The local digital advertising boom is over, but the battle is just beginning, posits Borrell Associates in its 24th annual Local Digital Advertising report, as growth has fallen to single digits, with projections dipping to the slowest sustained pace since the Great Recession.
“We’re not big on doom and gloom around here, but after a few months of digging through the data, we started connecting some dots, and they don’t point in a great direction,” said Borrell Associates EVP of Local Market Research Corey Elliott, in an episode of the Local Marketing Trends podcast, accompanying the 65-page report drawing on proprietary data from more than 9,000 local media operations and advertising estimates across 513 US markets.
The deceleration has exposed a structural problem for legacy media. The long-held assumption that digital revenue growth would offset declines in core products depended on digital expanding at 20 to 25 percent annually. With growth now in low single digits and legacy revenue still falling, the math no longer works.
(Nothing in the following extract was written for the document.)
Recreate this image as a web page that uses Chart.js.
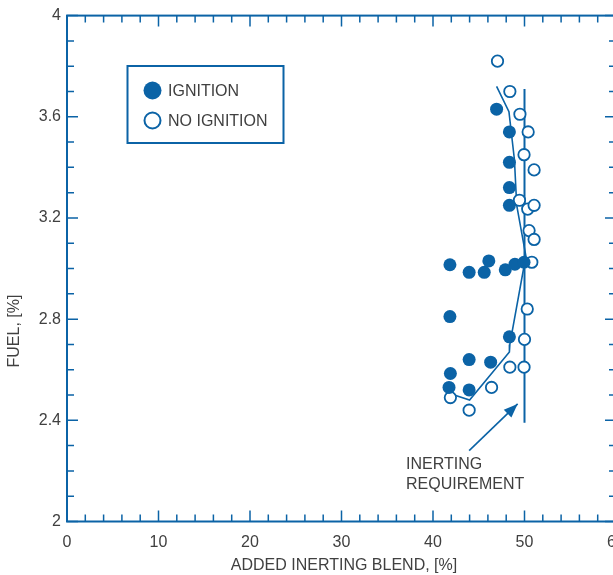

“This isn’t decline. It’s normalization,” said Borrell Associates Gordon Borrell CEO. “Digital has matured. The easy growth is over. From here on, success won’t be defined by participation, but by who can steal share from competitors.”
The report reviewed 2025 annual filings from 15 publicly held media companies. Only iHeartMedia and the New York Times showed total revenue growth. Cumulus Media and Urban One posted negative digital growth. Townsquare Media, the radio industry’s most-cited digital success model, saw less than 2% digital growth last year, per Borrell’s analysis.
“Some companies mistake being involved in digital for being successful at digital,” said Borrell Associates Founder Gordon Borrell. “The next phase will separate those who are able to measure success against their specific market opportunity and systematically capture share from those who are merely measuring year-over-year growth.”
Digital now accounts for 72% of local ad spending, yet no single format dominates. Display, social, and video are overtaking search, which the report describes as flatlining. Digital advertising sold by local media companies totaled $17.8 billion in 2025, the largest single segment of obtainable revenue, larger than local TV and radio advertising combined. A narrow group of operators is already capitalizing; the report finds they hold three to more than four times the market share of in-market competitors.
The information sector, which includes streaming, telecom, software, and data companies, as well as TV, radio, and newspapers, grew 49% nationally between 2020 and 2025.
The advertiser base is also shifting. The US added 1.7 million new business locations between 2020 and 2025, a 16.3% increase from roughly 10.5 million to 12.2 million. Non-metro markets grew 31%; metros grew 12.6%. Professional services, construction, and information businesses drove the bulk of formation activity, representing a changed local landscape that media sellers are still mapping.
Borrell Associates will host a webinar on May 19, 2026, at 2p ET to present highlights from the report. Registration is now open.









The takeaway here is simple: the low-hanging fruit is gone. Digital isn’t an automatic growth engine anymore; it’s a crowded competitive space. This is a good reminder that we need to refocus on what made us successful in the first place. Radio: strong local relationships, smart selling, and delivering real results for clients.